Другое знаковое высказывание президента, куда более важное, на мой взгляд, прозвучало на праздновании юбилея Верховного суда. Путин похвалил новый УПК, вступивший в силу 1 июля прошлого года. Причем похвалил за то, что число оправдательных приговоров выросло в три раза и что более чем на 20% уменьшилось число обитателей СИЗО. За неделю до президентского выступления замминистра внутренних дел Виталий Мозяков раскритиковал новый УПК за то, что он будто бы мешает правоохранителям бороться с преступностью: после того как право давать санкцию на арест перешло к судьям, подозреваемые, мол, уходят из-под ареста и от следствия. «Первые лица» судебной власти, напротив, кодекс поддерживают. Обе стороны ждали, что скажет президент, и он публично поддержал судейских. И, следовательно, цивилизованные европейские правовые нормы.

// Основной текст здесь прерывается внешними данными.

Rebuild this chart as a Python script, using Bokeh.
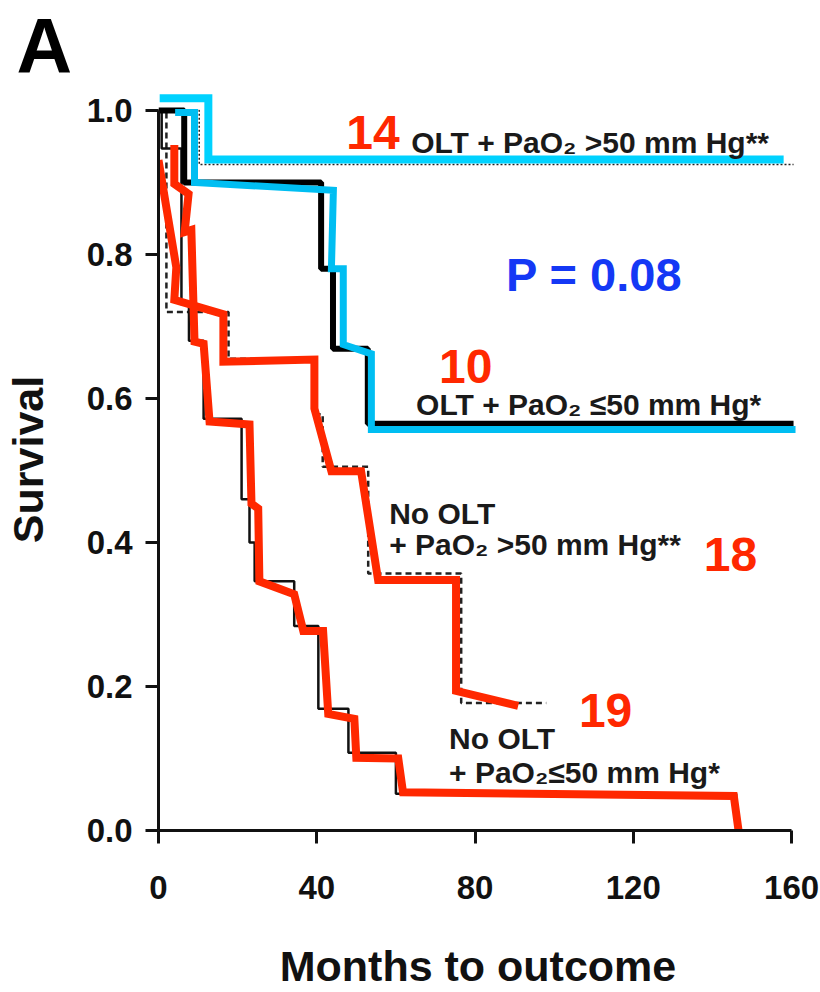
from bokeh.plotting import figure
from bokeh.models import Label, FixedTicker, PrintfTickFormatter
from bokeh.embed import file_html
from bokeh.resources import INLINE

# ---------------- data ----------------
x_ticks = [0, 40, 80, 120, 160]
y_ticks = [0.0, 0.2, 0.4, 0.6, 0.8, 1.0]

# Kaplan-Meier step curves (event time in months, survival after the step)
olt_hi_t = [0, 10.3, 160.5]
olt_hi_s = [1.0, 0.925, 0.925]

olt_lo_t = [0, 6.5, 41.1, 44.1, 52.9, 160.5]
olt_lo_s = [1.0, 0.9, 0.78, 0.669, 0.565, 0.565]

noolt_hi_t = [0, 2.0, 17.7, 39.4, 41.5, 53.0, 76.5, 98.0]
noolt_hi_s = [1.0, 0.72, 0.655, 0.578, 0.505, 0.357, 0.177, 0.177]

noolt_lo_t = [0, 0.8, 5.8, 7.7, 11.4, 21.0, 23.0, 24.3, 34.3, 40.4, 48.0, 60.0, 146.0]
noolt_lo_s = [1.0, 0.947, 0.73, 0.68, 0.572, 0.46, 0.40, 0.346, 0.284, 0.169, 0.108, 0.051, 0.0]

# hand-drawn coloured traces (months, survival)
cyan_hi_x = [0.3, 12.6, 12.6, 158.0]
cyan_hi_y = [1.017, 1.017, 0.932, 0.932]

cyan_lo_x = [4.2, 9.1, 9.1, 44.2, 43.7, 46.7, 46.7, 53.8, 53.8, 161.0]
cyan_lo_y = [0.997, 0.997, 0.900, 0.889, 0.780, 0.780, 0.675, 0.662, 0.557, 0.557]

red_hi_x = [0, 4.5, 4.0, 16.4, 16.4, 39.4, 39.4, 43.7, 51.2, 55.5, 75.2, 75.2, 90.9]
red_hi_y = [0.931, 0.782, 0.737, 0.717, 0.651, 0.654, 0.586, 0.499, 0.499, 0.348, 0.348, 0.194, 0.173]

red_lo_x = [4.0, 4.0, 7.6, 6.6, 8.3, 9.1, 11.4, 12.9, 23.0, 23.5, 25.2, 25.5, 34.3, 36.6,
            41.6, 42.9, 49.5, 50.0, 60.6, 61.8, 145.4, 146.6]
red_lo_y = [0.952, 0.898, 0.884, 0.831, 0.834, 0.679, 0.676, 0.568, 0.564, 0.454, 0.447, 0.346,
            0.328, 0.277, 0.277, 0.162, 0.155, 0.101, 0.100, 0.053, 0.048, 0.0]

RED = "#FF2800"
CYAN1 = "#00D2FF"
CYAN2 = "#00BEF2"
BLUE = "#1438F5"
FONT = "Liberation Sans"

p = figure(width=820, height=992, x_range=(0, 161.5), y_range=(0, 744 / 722),
           output_backend="svg", toolbar_location=None,
           min_border_left=157, min_border_right=23, min_border_top=86, min_border_bottom=162)
p.outline_line_color = None
p.grid.visible = False
p.background_fill_color = "white"
p.border_fill_color = "white"

# panel letter as the title
p.title.text = "A"
p.title.align = "left"
p.title.offset = -142
p.title.standoff = 0
p.title.text_font = FONT
p.title.text_font_size = "77px"
p.title.text_font_style = "bold"
p.title.text_color = "#000000"

for ax in (p.xaxis[0], p.yaxis[0]):
    ax.axis_line_width = 3
    ax.axis_line_color = "#111111"
    ax.major_tick_line_width = 3
    ax.major_tick_line_color = "#111111"
    ax.major_tick_out = 13
    ax.major_tick_in = 0
    ax.minor_tick_line_color = None
    ax.major_label_text_font = FONT
    ax.major_label_text_font_style = "bold"
    ax.major_label_text_font_size = "33px"
    ax.major_label_text_color = "#111111"
    ax.axis_label_text_font = FONT
    ax.axis_label_text_font_style = "bold"
    ax.axis_label_text_font_size = "43px"
    ax.axis_label_text_color = "#111111"

p.xaxis.ticker = FixedTicker(ticks=x_ticks)
p.yaxis.ticker = FixedTicker(ticks=y_ticks)
p.yaxis.formatter = PrintfTickFormatter(format="%.1f")
p.xaxis.bounds = (0, 160)
p.yaxis.bounds = (0, 1)
p.xaxis.major_label_standoff = 32
p.yaxis.major_label_standoff = 13
p.xaxis.axis_label = "Months to outcome"
p.yaxis.axis_label = "Survival"
p.xaxis.axis_label_standoff = 40
p.xaxis.axis_label_text_line_height = 0.7
p.yaxis.axis_label_standoff = 32

# black KM curves
p.step(olt_hi_t, olt_hi_s, mode="after", line_color="#222222", line_width=1.5, line_dash="2 2")
p.step(noolt_hi_t, noolt_hi_s, mode="after", line_color="#222222", line_width=2.5, line_dash="6 4")
p.step(noolt_lo_t, noolt_lo_s, mode="after", line_color="#111111", line_width=2.5)
p.step(olt_lo_t, olt_lo_s, mode="after", line_color="#000000", line_width=6)

# coloured traces
p.line(cyan_hi_x, cyan_hi_y, line_color=CYAN1, line_width=8, line_join="miter")
p.line(cyan_lo_x, cyan_lo_y, line_color=CYAN2, line_width=7, line_join="miter")
p.line(red_hi_x, red_hi_y, line_color=RED, line_width=8, line_join="miter")
p.line(red_lo_x, red_lo_y, line_color=RED, line_width=8, line_join="miter")

def px_x(v):
    return (v - 157) / 3.9625

def px_y(v):
    return (830 - v) / 722

def lab(text, x, y, size, color="#1a1a1a", style="bold"):
    p.add_layout(Label(x=px_x(x), y=px_y(y), text=text, text_font=FONT, text_font_size=size,
                       text_font_style=style, text_color=color, text_align="left",
                       text_baseline="alphabetic"))

lab("14", 345, 130, "48px", color=RED)
lab("OLT + PaO\u2082 >50 mm Hg**", 410, 140, "30px")
lab("P = 0.08", 505, 272, "47px", color=BLUE)
lab("10", 438, 365, "48px", color=RED)
lab("OLT + PaO\u2082 \u226450 mm Hg*", 415, 403, "30px")
lab("No OLT", 388, 512, "30px")
lab("+ PaO\u2082 >50 mm Hg**", 388, 543, "30px")
lab("18", 703, 553, "48px", color=RED)
lab("19", 578, 710, "48px", color=RED)
lab("No OLT", 448, 738, "30px")
lab("+ PaO\u2082\u226450 mm Hg*", 448, 772, "30px")

open("out.html", "w").write(file_html(p, INLINE))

Наконец, финал дела Пасько – уникальное условно-досрочное освобождение человека, который не признал своей вины, не выразил раскаяния и желания «загладить причиненный вред». Как правило, освобождают именно таких. От Пасько тоже ждали признания вины – в форме прошения о помиловании, но он отказался совершить шаг, который делал его свободным, но лишал возможности и дальше активно сотрудничать с международными экологическими и правозащитными организациями. В этом случае Пасько переставал быть для них героем, а так «Репортеры без границ» удостоили его своей премии. Прокуратура выступила против того, чтобы выпустить бывшего военного журналиста на свободу; суд постановил иначе – по некоторым данным, столь «щекотливое» дело не могло быть решено без участия сверху.

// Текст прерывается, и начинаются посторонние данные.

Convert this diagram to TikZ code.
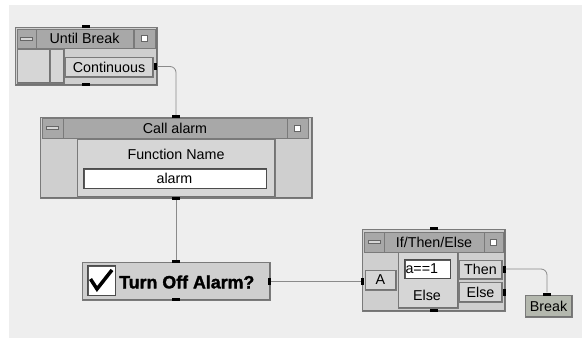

В общем, вперед, в Европу. Однако на этом пути есть и серьезные проблемы. Во-первых, «проевропейские» акции до сих пор соседствуют в практике российской власти с «антиевропейскими» – взять хотя бы закрытие миссии ОБСЕ в Чечне или отказ во въезде в страну зарубежным священнослужителям и общественным деятелям. Создается впечатление, что одна рука не знает того, что творит другая. Во-вторых, политика Кремля, направленная на приобщение страны к европейским ценностям, может быть негативно воспринята силовиками, поскольку задевает их корпоративные интересы и разрушает привычные стереотипы. А ведь силовые структуры традиционно поддерживают президента Путина, хотя бы «на контрасте» с его предшественником. Поэтому, идя в Европу, российский президент серьезно рискует, но, похоже, выбора у него нет.